Hypothesis Testing: The Scientific Method
Learn null hypothesis, alternative hypothesis, p-values, and statistical significance.
The Scientific Method for Business
Every A/B test follows the same fundamental process: hypothesis testing. This is the scientific method applied to business decisions. You make a claim, collect evidence, and determine if the evidence is strong enough to support your claim.
Understanding how hypothesis testing works will help you interpret p-values, confidence intervals, and statistical significance correctly.
The Two Hypotheses
Null Hypothesis
The "nothing changed" hypothesis. Assumes no difference between variants.
Example: "The new checkout flow has the same conversion rate as the old flow."
Alternative Hypothesis
The "something changed" hypothesis. What you're trying to prove.
Example: "The new checkout flow has a different conversion rate than the old flow."
The Testing Process
Assume H₀ is True
Start by assuming there's no difference between variants.
Collect Data
Run your test and observe the actual results.
Calculate P-Value
"If H₀ is true, how likely is this data?" This gives you the p-value.
Make Decision
If p-value < 0.05 (threshold), reject H₀ and accept H₁. Otherwise, fail to reject H₀.
Decision Outcomes
Reject H₀
p-value < 0.05
Result: Statistically significant. Accept H₁.
Fail to Reject H₀
p-value ≥ 0.05
Result: Not significant. Can't conclude difference exists.
Common Mistake
DON'T say "accept H₀"
Why: Lack of evidence ≠ evidence of no effect.
Why Start with H₀?
Innocent Until Proven Guilty
In Frequentist statistics, we assume the null hypothesis is true (no difference) until we have strong evidence otherwise. This is like a court trial: the defendant is innocent until proven guilty. We don't "prove" the variant is better-we show that "no difference" is unlikely given our data.

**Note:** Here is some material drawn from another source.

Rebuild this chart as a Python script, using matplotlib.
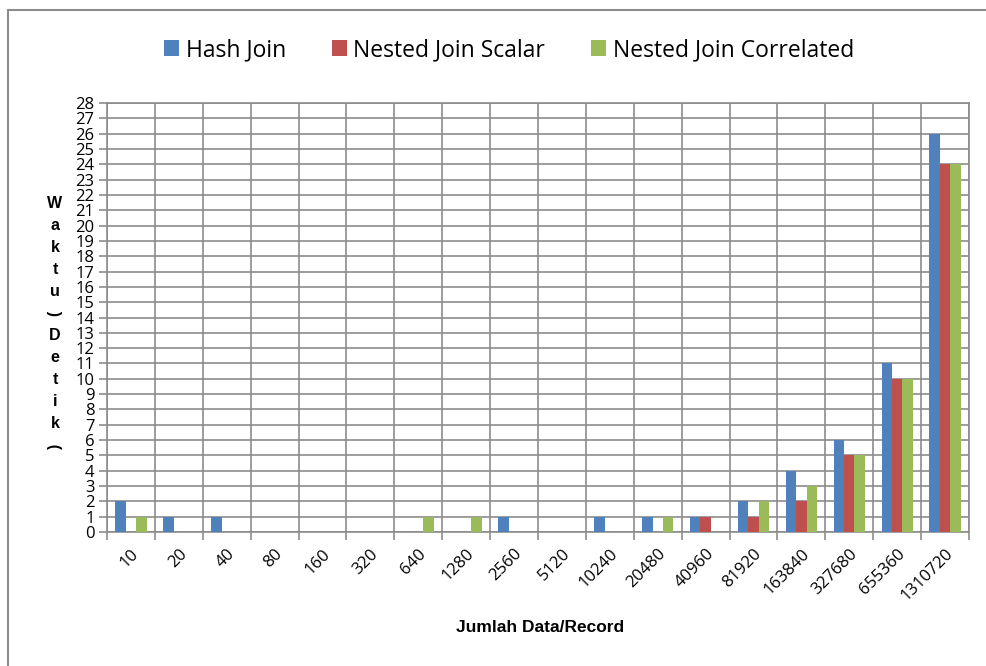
import matplotlib.pyplot as plt
import numpy as np
from matplotlib.patches import Rectangle

categories = ["10", "20", "40", "80", "160", "320", "640", "1280", "2560", "5120",
              "10240", "20480", "40960", "81920", "163840", "327680", "655360", "1310720"]
hash_join = [2, 1, 1, 0, 0, 0, 0, 0, 1, 0, 1, 1, 1, 2, 4, 6, 11, 26]
nested_scalar = [0, 0, 0, 0, 0, 0, 0, 0, 0, 0, 0, 0, 1, 1, 2, 5, 10, 24]
nested_correlated = [1, 0, 0, 0, 0, 0, 1, 1, 0, 0, 0, 1, 0, 2, 3, 5, 10, 24]

series = [("Hash Join", hash_join, "#4F81BD"),
          ("Nested Join Scalar", nested_scalar, "#C0504D"),
          ("Nested Join Correlated", nested_correlated, "#9BBB59")]

fig = plt.figure(figsize=(9.87, 6.66), dpi=100)
ax = fig.add_axes([107 / 987, 1 - 532 / 666, (969 - 107) / 987, (532 - 103) / 666])

# chart area border (runs off the right/bottom edge like the original)
fig.patches.append(Rectangle((8 / 987, -0.2), 1.5, 1 - 10 / 666 + 0.2,
                             transform=fig.transFigure, fill=False,
                             edgecolor="#8c8c8c", linewidth=1.5, zorder=0))

x = np.arange(len(categories))
w = 0.217
for i, (name, vals, col) in enumerate(series):
    ax.bar(x + (i - 1) * w, vals, width=w, color=col, label=name, zorder=3)

ax.set_xlim(-0.5, len(categories) - 0.5)
ax.set_ylim(0, 28)
ax.set_yticks(range(0, 29))
ax.set_yticklabels([str(v) for v in range(0, 29)], fontsize=12, family="Open Sans",
                   linespacing=1.0)

# vertical grid at category boundaries
ax.set_xticks(np.arange(-0.5, len(categories), 1), minor=True)
ax.set_xticks(x)
ax.set_xticklabels(categories, rotation=45, ha="right", rotation_mode="anchor",
                   fontsize=12, family="Open Sans")
ax.tick_params(axis="x", which="major", length=0, pad=10)
ax.tick_params(axis="x", which="minor", length=6, color="#8c8c8c", width=1.2)
ax.tick_params(axis="y", length=6, color="#8c8c8c", width=1.2, pad=3)
ax.grid(True, which="minor", axis="x", color="#8c8c8c", linewidth=1.2, zorder=0)
ax.grid(True, which="major", axis="y", color="#8c8c8c", linewidth=1.2, zorder=0)
for s in ax.spines.values():
    s.set_color("#8c8c8c")
    s.set_linewidth(1.2)

# stacked vertical y-axis label
label_chars = list("Waktu(Detik)")
y0, y1 = 203, 446
ys = np.linspace(y0, y1, len(label_chars))
for ch, yy in zip(label_chars, ys):
    rot = 90 if ch in "()" else 0
    fig.text(55 / 987, 1 - yy / 666, ch, ha="center", va="center", rotation=rot,
             fontsize=11.5, fontweight="bold", family="Liberation Sans")

fig.text(540 / 987, 1 - 628 / 666, "Jumlah Data/Record", ha="center", va="center",
         fontsize=12.5, fontweight="bold", family="Liberation Sans")

fig.legend(loc="center", bbox_to_anchor=(509 / 987, 1 - 50 / 666), ncol=3,
           frameon=False, prop={"family": "Open Sans", "size": 16.5},
           handlelength=0.65, handleheight=0.65, handletextpad=0.3, columnspacing=2.0)

fig.savefig("out.png", dpi=100)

This might feel backward at first. You're testing a new checkout flow because you think it'll improve conversions, yet you start by assuming it doesn't change anything. Why?
Because it's easier to disprove than to prove. We can calculate "how unlikely is this data if there's no difference?" If the answer is "very unlikely," we reject the idea of no difference and conclude there is a difference.
What Is a P-Value?
The p-value is the cornerstone of hypothesis testing. It answers this question:
"If H₀ is true (no difference), how likely would we see data at least this extreme?"
Example: Checkout Test
Scenario: You test a new checkout flow. Control converts at 10%, variant at 12%.
Null hypothesis: "Both variants have the same true conversion rate."
P-value calculation: "If both variants truly convert at the same rate, what's the probability we'd see a 2 percentage point difference (or larger) just by chance?"
Result: p-value = 0.04 (4%). This means there's a 4% chance we'd see this difference if there's no real effect.
Interpreting P-Values
p < 0.05 (Significant)
"This data would be very unlikely if H₀ is true. Reject H₀ and conclude there's a real difference."
p ≥ 0.05 (Not Significant)
"This data could easily happen by chance. Can't reject H₀. No evidence of a difference."
Common Misunderstandings
What P-Value Is NOT
- ❌ NOT the probability that H₀ is true
- ❌ NOT the probability that H₁ is true
- ❌ NOT the probability the result is due to chance
- ❌ NOT the probability you're making a mistake
What P-Value IS
✓ The probability of seeing data at least this extreme if H₀ is true (no real difference).
Language Matters
✓ Say This
- • "We reject the null hypothesis"
- • "The result is statistically significant"
- • "We have evidence of a difference"
- • "We fail to reject H₀"
× Don't Say This
- • "We accept the null hypothesis"
- • "We proved variant B is better"
- • "There's a 95% chance B is better"
- • "The result is due to chance"
Why "fail to reject" instead of "accept"? Because absence of evidence isn't evidence of absence. Not finding a difference doesn't prove no difference exists-it might just mean your test wasn't sensitive enough (sample size too small, effect too small to detect).
Key Takeaways
- ✓H₀ (null hypothesis): Assumes no difference between variants.
- ✓H₁ (alternative hypothesis): What you're trying to prove (there is a difference).
- ✓P-value: Probability of seeing data this extreme if H₀ is true.
- ✓p < 0.05: Reject H₀, result is statistically significant.
- ✓p ≥ 0.05: Fail to reject H₀, no evidence of difference.
- ✓Never say "accept H₀"-use "fail to reject H₀" instead.